*** Data rows

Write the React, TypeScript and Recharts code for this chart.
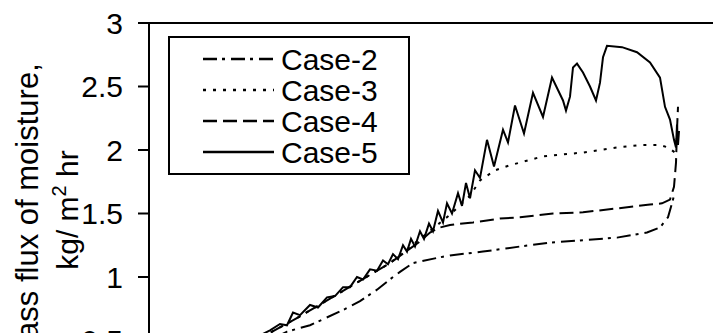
import { LineChart, Line, XAxis, YAxis, ReferenceLine } from 'recharts';

// time (min) and mass flux (kg/m2 hr)
const case2Time = [51, 138, 161, 194, 211, 228, 244, 251, 264, 294, 301, 334, 371, 401, 434, 468, 498, 511, 519, 523, 525];
const case2Flux = [0.22, 0.57, 0.62, 0.74, 0.81, 0.9, 1.0, 1.04, 1.11, 1.16, 1.17, 1.2, 1.24, 1.27, 1.29, 1.31, 1.35, 1.39, 1.47, 1.58, 1.64];

const case3Time = [51, 121, 151, 181, 211, 241, 271, 301, 321, 331, 346, 361, 394, 434, 468, 494, 511, 519, 526, 528];
const case3Flux = [0.27, 0.56, 0.69, 0.83, 0.97, 1.11, 1.3, 1.49, 1.64, 1.76, 1.84, 1.88, 1.95, 1.98, 2.02, 2.04, 2.04, 2.02, 1.98, 2.0];

const case4Time = [51, 121, 151, 181, 211, 241, 271, 281, 291, 301, 324, 351, 371, 404, 434, 468, 501, 513, 521, 525, 527, 528, 529];
const case4Flux = [0.27, 0.56, 0.69, 0.83, 0.97, 1.11, 1.28, 1.35, 1.39, 1.41, 1.43, 1.46, 1.47, 1.5, 1.51, 1.54, 1.57, 1.58, 1.61, 1.71, 1.9, 2.16, 2.34];

const case5Time = [
    51, 81, 106, 121, 131, 138, 144, 151, 161, 169, 178, 186, 194, 201, 208, 214, 221, 228, 234, 239,
    244, 249, 254, 258, 262, 266, 271, 275, 280, 284, 289, 294, 298, 303, 309, 313, 317, 321, 326, 331,
    338, 345, 354, 359, 366, 375, 384, 394, 403, 414, 417, 421, 424, 428, 434, 441, 447, 451, 454, 458,
    473, 488, 501, 511, 516, 521, 525, 527, 528, 529, 530,
];
const case5Flux = [
    0.28, 0.42, 0.52, 0.58, 0.63, 0.62, 0.72, 0.7, 0.78, 0.76, 0.84, 0.85, 0.92, 0.92, 1.0, 0.98, 1.06, 1.05, 1.13, 1.1,
    1.18, 1.14, 1.25, 1.2, 1.3, 1.24, 1.36, 1.3, 1.42, 1.36, 1.52, 1.43, 1.58, 1.5, 1.66, 1.56, 1.74, 1.62, 1.84, 1.78,
    2.08, 1.87, 2.16, 2.06, 2.35, 2.13, 2.45, 2.26, 2.57, 2.39, 2.31, 2.42, 2.65, 2.68, 2.61, 2.5, 2.39, 2.53, 2.73, 2.82,
    2.81, 2.77, 2.69, 2.57, 2.34, 2.24, 2.08, 2.02, 2.2, 2.04, 2.15,
];

const yTicks = [0, 0.5, 1, 1.5, 2, 2.5, 3];

const toPoints = (time: number[], flux: number[]) => time.map((t, i) => ({ t, v: flux[i] }));

const SERIES = [
    { name: 'Case-2', data: toPoints(case2Time, case2Flux), dash: '14 5 3 6' },
    { name: 'Case-3', data: toPoints(case3Time, case3Flux), dash: '3 7' },
    { name: 'Case-4', data: toPoints(case4Time, case4Flux), dash: '14 6' },
    { name: 'Case-5', data: toPoints(case5Time, case5Flux), dash: undefined },
];

const FONT = '"Liberation Sans", Arial, sans-serif';

const YLabel = () => (
    <g fontFamily={FONT} fill="#000">
        <text x={38} y={214} transform="rotate(-90 38 214)" textAnchor="middle" fontSize={31}>
            Mass flux of moisture,
        </text>
        <text x={78} y={210} transform="rotate(-90 78 210)" textAnchor="middle" fontSize={30}>
            <tspan>kg/ m</tspan>
            <tspan fontSize={20} dy={-12}>2</tspan>
            <tspan dy={12}> hr</tspan>
        </text>
    </g>
);

const LegendBox = () => (
    <svg width={713} height={333} style={{ position: 'absolute', left: 0, top: 0 }}>
        <rect x={169} y={37} width={240} height={137} fill="#fff" stroke="#000" strokeWidth={2} />
        {SERIES.map((s, i) => {
            const y = 59 + i * 31;
            return (
                <g key={s.name}>
                    <line x1={203} x2={274} y1={y} y2={y} stroke="#000" strokeWidth={2.5} strokeDasharray={s.dash} />
                    <text x={281} y={y + 11} fontSize={30} fontFamily={FONT} fill="#000">
                        {s.name}
                    </text>
                </g>
            );
        })}
    </svg>
);

export default function App() {
    return (
        <div style={{ position: 'absolute', left: 0, top: 0, width: 713, height: 333, overflow: 'hidden', background: '#fff' }}>
            <LineChart width={800} height={414} margin={{ top: 23, right: 11, left: 0, bottom: 10 }}>
                <XAxis type="number" dataKey="t" domain={[0, 640]} hide allowDataOverflow />
                <YAxis
                    type="number"
                    domain={[0, 3]}
                    ticks={yTicks}
                    width={149}
                    axisLine={{ stroke: '#000', strokeWidth: 2 }}
                    tickLine={{ stroke: '#000', strokeWidth: 2 }}
                    tickSize={11}
                    tickMargin={15}
                    tick={{ fill: '#000', fontSize: 30, fontFamily: FONT }}
                    label={{ content: () => <YLabel /> }}
                />
                <ReferenceLine y={3} stroke="#000" strokeWidth={2} />
                {SERIES.map((s) => (
                    <Line
                        key={s.name}
                        data={s.data}
                        dataKey="v"
                        type="linear"
                        stroke="#000"
                        strokeWidth={2}
                        strokeDasharray={s.dash}
                        dot={false}
                        isAnimationActive={false}
                    />
                ))}
            </LineChart>
            <LegendBox />
        </div>
    );
}
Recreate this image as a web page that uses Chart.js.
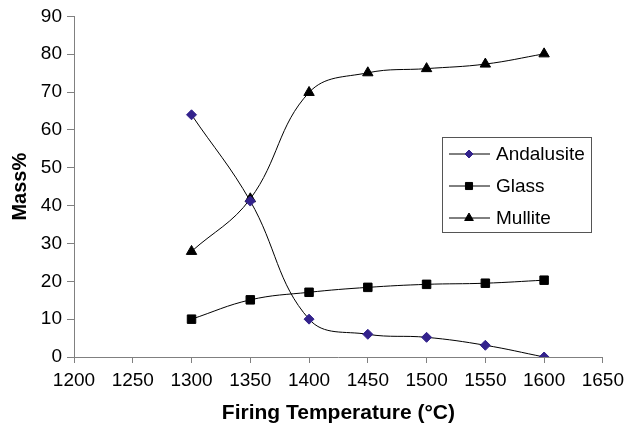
<!DOCTYPE html>
<html>
<head>
<meta charset="utf-8">
<script src="https://cdn.jsdelivr.net/npm/chart.js@4"></script>
<style>
  html, body { margin: 0; padding: 0; background: #fff; }
  #wrap { width: 630px; height: 430px; }
</style>
</head>
<body>
<div id="wrap"><canvas id="chart" width="630" height="430"></canvas></div>
<script>
const temps = [1300, 1350, 1400, 1450, 1500, 1550, 1600];
const andalusite = [64, 41.2, 10, 6, 5.2, 3.1, 0];
const glass = [10, 15.1, 17.1, 18.4, 19.2, 19.5, 20.3];
const mullite = [27.9, 41.8, 69.9, 75.1, 76.2, 77.4, 80.1];
const xTicks = [1200, 1250, 1300, 1350, 1400, 1450, 1500, 1550, 1600, 1650];

const font = "'Liberation Sans', Arial, sans-serif";
const pts = arr => temps.map((t, i) => ({ x: t, y: arr[i] }));

// legend drawn inside the plot, like the original
const boxLegend = {
  id: "boxLegend",
  afterDraw(c) {
    const ctx = c.ctx;
    const x0 = 442, y0 = 137, w = 149, h = 95;
    ctx.save();
    ctx.fillStyle = "#fff";
    ctx.fillRect(x0, y0, w, h);
    ctx.strokeStyle = "#555";
    ctx.lineWidth = 1;
    ctx.strokeRect(x0 + 0.5, y0 + 0.5, w, h);
    ctx.font = "19px " + font;
    ctx.textBaseline = "middle";
    c.data.datasets.forEach((ds, i) => {
      const y = y0 + 17 + i * 32;
      ctx.strokeStyle = "#000";
      ctx.beginPath();
      ctx.moveTo(x0 + 7, y);
      ctx.lineTo(x0 + 48, y);
      ctx.stroke();
      ctx.fillStyle = ds.pointBackgroundColor;
      ctx.strokeStyle = ds.pointBorderColor;
      Chart.helpers.drawPoint(ctx, {
        pointStyle: ds.pointStyle, radius: ds.pointRadius - 1, borderWidth: 1
      }, x0 + 27, y);
      ctx.fillStyle = "#000";
      ctx.fillText(ds.label, x0 + 54, y + 1);
    });
    ctx.restore();
  }
};

new Chart(document.getElementById("chart"), {
  type: "line",
  data: {
    datasets: [
      { label: "Andalusite", data: pts(andalusite), pointStyle: "rectRot",
        pointRadius: 5, pointBackgroundColor: "#33228c", pointBorderColor: "#33228c" },
      { label: "Glass", data: pts(glass), pointStyle: "rect",
        pointRadius: 6, pointBackgroundColor: "#000", pointBorderColor: "#000" },
      { label: "Mullite", data: pts(mullite), pointStyle: "triangle",
        pointRadius: 6, pointBackgroundColor: "#000", pointBorderColor: "#000" },
    ].map(d => Object.assign(d, {
      borderColor: "#000", borderWidth: 1, tension: 0.4, fill: false, pointBorderWidth: 1
    }))
  },
  options: {
    responsive: false,
    animation: false,
    layout: { padding: { top: 14, right: 24, left: 0, bottom: 0 } },
    plugins: { legend: { display: false }, tooltip: { enabled: false } },
    scales: {
      x: {
        type: "linear", min: 1200, max: 1650,
        afterBuildTicks: s => { s.ticks = xTicks.map(v => ({ value: v })); },
        afterFit: s => { s.height = 73; },
        grid: { drawOnChartArea: false, drawTicks: true, tickLength: 6, color: "#808080" },
        border: { color: "#808080" },
        ticks: { color: "#000", font: { family: font, size: 19 }, maxRotation: 0, padding: 6,
                 callback: v => String(v) },
        title: { display: true, text: "Firing Temperature (°C)", color: "#000",
                 font: { family: font, size: 21, weight: "bold" }, padding: { top: 3 } }
      },
      y: {
        min: 0, max: 90,
        afterFit: s => { s.width = 74; },
        ticks: { stepSize: 10, color: "#000", font: { family: font, size: 19 }, padding: 5 },
        grid: { drawOnChartArea: false, drawTicks: true, tickLength: 7, color: "#808080" },
        border: { color: "#808080" },
        title: { display: true, text: "Mass%", color: "#000",
                 font: { family: font, size: 20, weight: "bold" }, padding: { top: 8 } }
      }
    }
  },
  plugins: [boxLegend]
});
</script>
</body>
</html>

******

Task instructions. Lines holding the word "this" in the entries above are the ones to pull out. Copy them all.

Reply.
Write the React, TypeScript and Recharts code for this chart.
Recreate this image as a web page that uses Chart.js.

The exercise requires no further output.